The federal government’s ability to maintain effective and uniform immigration policies.
Issue:
Whether provisions of Arizona’s immigration law are preempted by the federal Immigration and Naturalization Act.
Decision date:
June 25, 2012
Outcome:
5-3 striking down three provisions and upholding one provision. Justice Kennedy delivered the opinion of the Court, joined by Justices Ginsburg, Breyer, and Sotomayor. Justices Scalia, Thomas, and Alito each filed separate opinions concurring in part and dissenting in part. Justice Kagan recused.
What the court held:
In 2010, Arizona passed S.B. 1070, a law designed to make it all but impossible for illegal immigrants to live or work in the state. A number of states have since passed copycat laws, in response to what they view as the federal government’s inadequate efforts to control illegal immigration. Most notoriously, Alabama has passed a law with such far-reaching consequences that even the state attorney general has called for revisions.
In this suit, the United States sought to enjoin enforcement of Arizona’s law, arguing that it was preempted by the federal Immigration Reform and Control Act (“IRCA”). In particular, the U.S. challenged four provisions of the law as incompatible with federal immigration laws and policies. The challenged provisions (1) require that state police ascertain the immigration status of any individual they stop or arrest if they have reasonable suspicion to believe that the person is here illegally (additionally, the person, once arrested, cannot be released until the federal government verifies his or her legal status); (2) make it a violation of law for a person to fail to obtain and carry legal immigrant papers; (3) make it a misdemeanor for unlawful aliens to work or to try to work; and (4) authorize warrantless arrests for individuals who the state police have probable cause to believe has committed any act anywhere that would make them deportable under federal law.

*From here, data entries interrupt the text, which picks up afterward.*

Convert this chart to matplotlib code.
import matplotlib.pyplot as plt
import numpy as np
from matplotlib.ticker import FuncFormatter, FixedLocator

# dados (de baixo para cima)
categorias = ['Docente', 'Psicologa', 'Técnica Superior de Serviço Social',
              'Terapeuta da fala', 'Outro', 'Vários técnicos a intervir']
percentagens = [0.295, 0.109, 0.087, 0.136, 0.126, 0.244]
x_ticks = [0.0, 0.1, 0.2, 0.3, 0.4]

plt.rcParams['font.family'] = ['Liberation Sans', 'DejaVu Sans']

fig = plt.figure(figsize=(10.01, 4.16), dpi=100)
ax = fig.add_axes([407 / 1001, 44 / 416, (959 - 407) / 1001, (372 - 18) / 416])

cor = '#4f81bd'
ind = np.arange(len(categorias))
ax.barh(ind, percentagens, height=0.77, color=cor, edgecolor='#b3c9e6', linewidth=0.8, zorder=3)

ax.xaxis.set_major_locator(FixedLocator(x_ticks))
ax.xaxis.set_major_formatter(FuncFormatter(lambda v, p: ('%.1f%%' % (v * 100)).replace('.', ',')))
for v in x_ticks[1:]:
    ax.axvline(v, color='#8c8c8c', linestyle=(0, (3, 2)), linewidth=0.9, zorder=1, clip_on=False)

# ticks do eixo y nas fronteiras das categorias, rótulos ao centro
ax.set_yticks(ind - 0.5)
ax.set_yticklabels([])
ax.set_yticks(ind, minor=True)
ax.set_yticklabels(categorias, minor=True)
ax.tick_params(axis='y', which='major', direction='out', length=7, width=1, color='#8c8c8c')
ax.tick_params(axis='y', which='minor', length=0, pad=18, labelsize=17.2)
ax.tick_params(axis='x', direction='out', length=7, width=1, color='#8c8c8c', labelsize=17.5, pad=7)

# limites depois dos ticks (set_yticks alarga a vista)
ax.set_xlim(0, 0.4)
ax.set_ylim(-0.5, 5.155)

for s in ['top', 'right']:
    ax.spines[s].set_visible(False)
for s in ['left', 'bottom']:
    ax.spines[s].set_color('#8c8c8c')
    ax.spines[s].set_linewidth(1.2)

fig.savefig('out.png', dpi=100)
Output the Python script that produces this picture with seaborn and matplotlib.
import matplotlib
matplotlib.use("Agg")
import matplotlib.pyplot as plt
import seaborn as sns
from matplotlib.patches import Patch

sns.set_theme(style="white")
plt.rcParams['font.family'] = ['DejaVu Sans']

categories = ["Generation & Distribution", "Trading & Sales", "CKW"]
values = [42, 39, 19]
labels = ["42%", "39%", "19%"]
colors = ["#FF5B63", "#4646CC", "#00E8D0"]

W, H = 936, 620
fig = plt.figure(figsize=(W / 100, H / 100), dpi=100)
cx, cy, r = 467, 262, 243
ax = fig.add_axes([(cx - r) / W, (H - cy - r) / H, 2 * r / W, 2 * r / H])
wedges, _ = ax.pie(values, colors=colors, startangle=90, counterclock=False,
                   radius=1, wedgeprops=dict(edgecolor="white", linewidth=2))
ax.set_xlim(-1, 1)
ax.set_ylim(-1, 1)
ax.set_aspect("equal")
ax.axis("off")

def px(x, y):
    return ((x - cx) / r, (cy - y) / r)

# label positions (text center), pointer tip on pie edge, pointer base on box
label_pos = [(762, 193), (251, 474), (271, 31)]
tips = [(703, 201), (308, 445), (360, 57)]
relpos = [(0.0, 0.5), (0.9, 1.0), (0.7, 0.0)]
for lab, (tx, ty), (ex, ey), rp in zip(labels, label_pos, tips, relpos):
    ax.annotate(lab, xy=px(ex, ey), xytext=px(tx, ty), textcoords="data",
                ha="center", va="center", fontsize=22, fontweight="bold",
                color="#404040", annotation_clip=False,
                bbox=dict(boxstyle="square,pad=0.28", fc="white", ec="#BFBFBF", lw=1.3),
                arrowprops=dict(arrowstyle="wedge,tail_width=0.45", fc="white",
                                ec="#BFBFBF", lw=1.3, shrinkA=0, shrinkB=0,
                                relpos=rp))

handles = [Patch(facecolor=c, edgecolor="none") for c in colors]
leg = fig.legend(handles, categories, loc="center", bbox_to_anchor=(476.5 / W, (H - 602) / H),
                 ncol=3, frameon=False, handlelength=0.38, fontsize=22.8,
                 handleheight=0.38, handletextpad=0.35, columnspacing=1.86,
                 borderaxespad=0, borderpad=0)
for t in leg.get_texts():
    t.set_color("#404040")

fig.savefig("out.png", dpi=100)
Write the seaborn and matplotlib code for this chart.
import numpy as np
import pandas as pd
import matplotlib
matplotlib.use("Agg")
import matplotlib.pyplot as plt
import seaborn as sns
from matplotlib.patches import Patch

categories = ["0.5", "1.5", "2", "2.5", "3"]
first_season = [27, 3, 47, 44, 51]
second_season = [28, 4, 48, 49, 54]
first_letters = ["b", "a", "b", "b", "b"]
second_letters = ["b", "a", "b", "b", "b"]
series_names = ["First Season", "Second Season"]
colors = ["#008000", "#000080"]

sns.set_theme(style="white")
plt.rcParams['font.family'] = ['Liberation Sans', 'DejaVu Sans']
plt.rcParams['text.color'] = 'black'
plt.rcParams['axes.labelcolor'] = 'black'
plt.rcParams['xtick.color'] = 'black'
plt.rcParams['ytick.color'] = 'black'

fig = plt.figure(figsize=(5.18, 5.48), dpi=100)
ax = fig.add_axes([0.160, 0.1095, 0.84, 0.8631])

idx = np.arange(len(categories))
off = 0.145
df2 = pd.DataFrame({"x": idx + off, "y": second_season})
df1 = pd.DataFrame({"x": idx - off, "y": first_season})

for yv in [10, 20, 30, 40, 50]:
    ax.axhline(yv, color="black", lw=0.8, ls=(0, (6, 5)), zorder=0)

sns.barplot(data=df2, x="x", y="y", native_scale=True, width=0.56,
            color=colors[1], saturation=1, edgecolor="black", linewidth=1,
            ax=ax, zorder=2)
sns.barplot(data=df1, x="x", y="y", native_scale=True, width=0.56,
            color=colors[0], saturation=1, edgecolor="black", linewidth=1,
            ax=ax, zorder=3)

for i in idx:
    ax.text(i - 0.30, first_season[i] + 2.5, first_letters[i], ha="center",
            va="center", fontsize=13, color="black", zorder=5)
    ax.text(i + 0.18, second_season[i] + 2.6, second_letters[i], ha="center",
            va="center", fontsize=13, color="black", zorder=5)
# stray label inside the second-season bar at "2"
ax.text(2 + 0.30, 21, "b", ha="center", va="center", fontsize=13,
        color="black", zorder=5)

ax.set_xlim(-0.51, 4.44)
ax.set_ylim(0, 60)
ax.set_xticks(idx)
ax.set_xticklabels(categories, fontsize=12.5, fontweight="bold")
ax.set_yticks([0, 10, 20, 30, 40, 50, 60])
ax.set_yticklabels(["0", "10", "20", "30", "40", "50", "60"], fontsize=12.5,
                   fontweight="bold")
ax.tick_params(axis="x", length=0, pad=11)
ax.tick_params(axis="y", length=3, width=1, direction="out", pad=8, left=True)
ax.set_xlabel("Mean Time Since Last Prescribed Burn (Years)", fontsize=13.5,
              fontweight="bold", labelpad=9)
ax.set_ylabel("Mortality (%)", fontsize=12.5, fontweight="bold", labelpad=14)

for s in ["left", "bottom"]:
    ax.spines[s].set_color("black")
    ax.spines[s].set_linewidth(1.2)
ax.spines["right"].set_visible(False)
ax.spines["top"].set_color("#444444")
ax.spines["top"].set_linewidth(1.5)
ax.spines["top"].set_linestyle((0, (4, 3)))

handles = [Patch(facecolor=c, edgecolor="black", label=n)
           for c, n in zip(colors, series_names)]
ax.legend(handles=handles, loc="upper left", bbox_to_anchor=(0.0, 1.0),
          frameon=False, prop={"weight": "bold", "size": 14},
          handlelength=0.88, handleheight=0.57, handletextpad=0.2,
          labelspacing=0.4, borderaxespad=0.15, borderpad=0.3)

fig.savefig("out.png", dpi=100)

While Arizona maintained that its law fell under the “cooperative” state and local efforts authorized by the IRCA, the U.S. argued that the Arizona law was clearly meant to supplant federal law and policy, not cooperate with it. Indeed, in Arizona Governor Jan Brewer’s signing statement, she specifically noted the federal government’s “misguided policy” on immigration enforcement.
The district court granted an injunction blocking the enforcement of all four provisions of Arizona’s law, and the Court of Appeals for the Ninth Circuit affirmed. Arizona appealed to the Supreme Court.
In an opinion by Justice Kennedy, the Court held that holding that the three of the challenged provisions were preempted by federal law, while the “show me your papers” provision could not be deemed preempted before seeing how it worked in practice and giving the state courts a chance to interpret it. Many were disappointed that the Court failed to enjoin the latter provision because it seems inevitable that it will lead to racial profiling (although the government did not make a racial profiling argument before the Court, choosing to focus on the preemption issue). Nonetheless, the majority left the door wide open to further action, stated clearly “[t]his opinion does not foreclose other preemption and constitutional challenges to the law as interpreted and applied after it goes into effect.” Overall, the majority made clear that immigration policy is properly a matter for the federal government to decide, not the states.
Justices Scalia, Alito, and Thomas each wrote separate dissents, but it was Scalia’s diatribe that has garnered the most attention for being political and not based on the factual record of the case (or really, any factual record). He derided the federal government’s immigration policy as “questionable” and “unwise,” and suggested that if the majority’s holding had been inserted in the Constitution, “[t]he delegates to the Grand Convention would have rushed to the exits.”
By striking down three provisions of the Arizona law and leaving open the possibility of striking down a fourth, the majority has fortified the federal government’s ability to maintain a uniform and effective federal immigration policy. It has also sent a signal to the various other states that have passed or are contemplating passing laws similar to Arizona’s that they cannot usurp the federal role in this important arena.